The Good Samaritan – the neighbor – was a person who practiced practical compassion.
My Take on Colossians and Ephesians.
My personal experience is this: several sections of Colossians are unusual (if not strange) compared to the main letters, but looking at this letter only I could see it as a letter by Paul.
The problem is the great similarity of Colossians to Ephesians. The thick, lugubrious language of Ephesians 1-3 is so different from the main letters that I cannot conceive them as coming from the person who wrote Romans, even at a later time in Paul’s life. And it is exactly that kind of Ephesian language that appears in several sections of Colossians.

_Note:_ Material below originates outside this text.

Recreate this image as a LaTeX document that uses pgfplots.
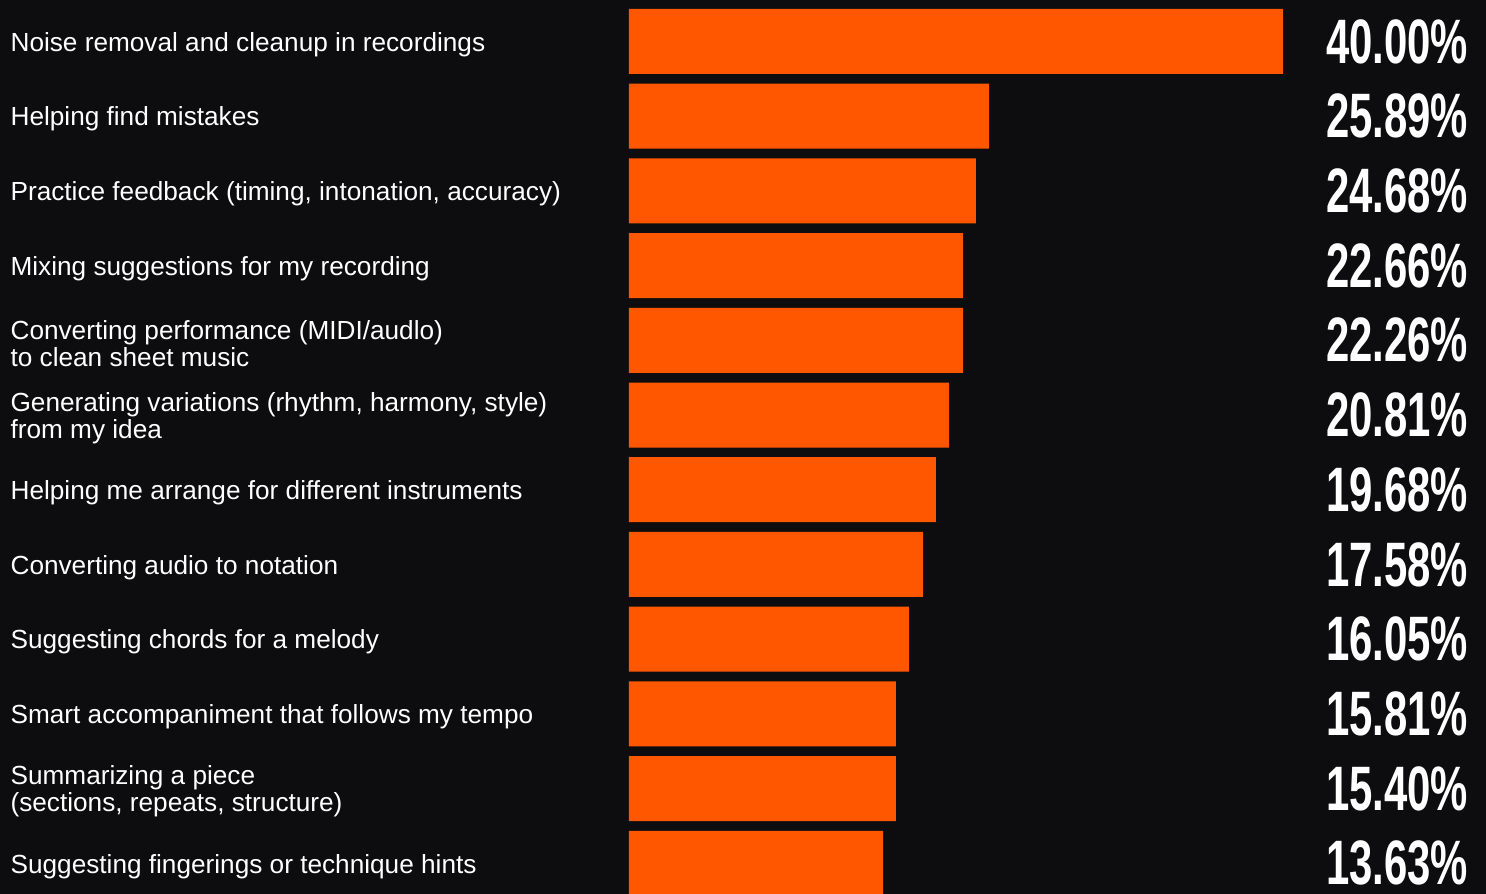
\documentclass[border=0pt]{standalone}
\usepackage{pgfplots}
\pgfplotsset{compat=1.18}
\usepackage{graphicx}
\usepackage{fontspec}
\setmainfont{Liberation Sans}
\definecolor{bg}{HTML}{0D0D0F}
\definecolor{barc}{HTML}{FF5700}

\begin{document}
\begin{tikzpicture}
\begin{axis}[
    width=743pt, height=447pt, scale only axis,
    xmin=-38.47, xmax=52.42,
    ymin=-0.555, ymax=11.408, y dir=reverse,
    axis background/.style={fill=bg},
    axis line style={draw=none},
    xtick=\empty,
    ytick={0,...,11},
    major tick length=0pt,
    yticklabels={
        Noise removal and cleanup in recordings,
        Helping find mistakes,
        {Practice feedback (timing, intonation, accuracy)},
        Mixing suggestions for my recording,
        {Converting performance (MIDI/audlo)\\to clean sheet music},
        {Generating variations (rhythm, harmony, style)\\from my idea},
        Helping me arrange for different instruments,
        Converting audio to notation,
        Suggesting chords for a melody,
        Smart accompaniment that follows my tempo,
        {Summarizing a piece\\(sections, repeats, structure)},
        Suggesting fingerings or technique hints
    },
    yticklabel style={anchor=west, xshift=5pt, yshift=-1.5pt, inner sep=0pt, align=left,
        text=white, font=\fontsize{13.1}{13.5}\selectfont},
]
% bar lengths as drawn (40.00% bar = 654 px)
\addplot[xbar, bar width=0.87, fill=barc, draw=none] coordinates {
    (40.00,0) (22.02,1) (21.22,2) (20.43,3) (20.43,4) (19.57,5)
    (18.78,6) (17.98,7) (17.13,8) (16.33,9) (16.33,10) (15.54,11)
};
% value labels, right aligned
\addplot[draw=none, mark=none,
    point meta=explicit symbolic,
    nodes near coords={\scalebox{0.667}[1]{\pgfplotspointmeta}},
    nodes near coords style={anchor=east, inner sep=0pt, text=white,
        font=\fontsize{31.4}{31.4}\selectfont\bfseries}]
coordinates {
    (51.37,0) [40.00\%]
    (51.37,1) [25.89\%]
    (51.37,2) [24.68\%]
    (51.37,3) [22.66\%]
    (51.37,4) [22.26\%]
    (51.37,5) [20.81\%]
    (51.37,6) [19.68\%]
    (51.37,7) [17.58\%]
    (51.37,8) [16.05\%]
    (51.37,9) [15.81\%]
    (51.37,10) [15.40\%]
    (51.37,11) [13.63\%]
};
\end{axis}
\end{tikzpicture}
\end{document}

(On Ephesians: The point is the very different style. If you can tolerate the long circular unending sentences [which the English translations break up into several readable sentences], it has a brilliance and excellence of its own. The thought is very powerful -- if it is addressed to the Pauline churches in the 90’s of the Christian era.)
As Ephesians goes, so goes Colossians. One of Paul’s followers with special interest in the three churches of the Lycus valley (a hundred miles east of Ephesus) wrote it, probably between 70 and 90 CE. The author of this letter was confident that he/she could speak in the voice of “Paul,” could dictate to the scribe the spirit of Paul as Paul would have faced very new circumstances among the churches. He/she understood the Colossian community in the second generation of its life and spoke with the fervor that he knew well from his/her long work with Paul.
Colossians is an impressive piece in its own right, but, as we have it, it was not dictated by Paul.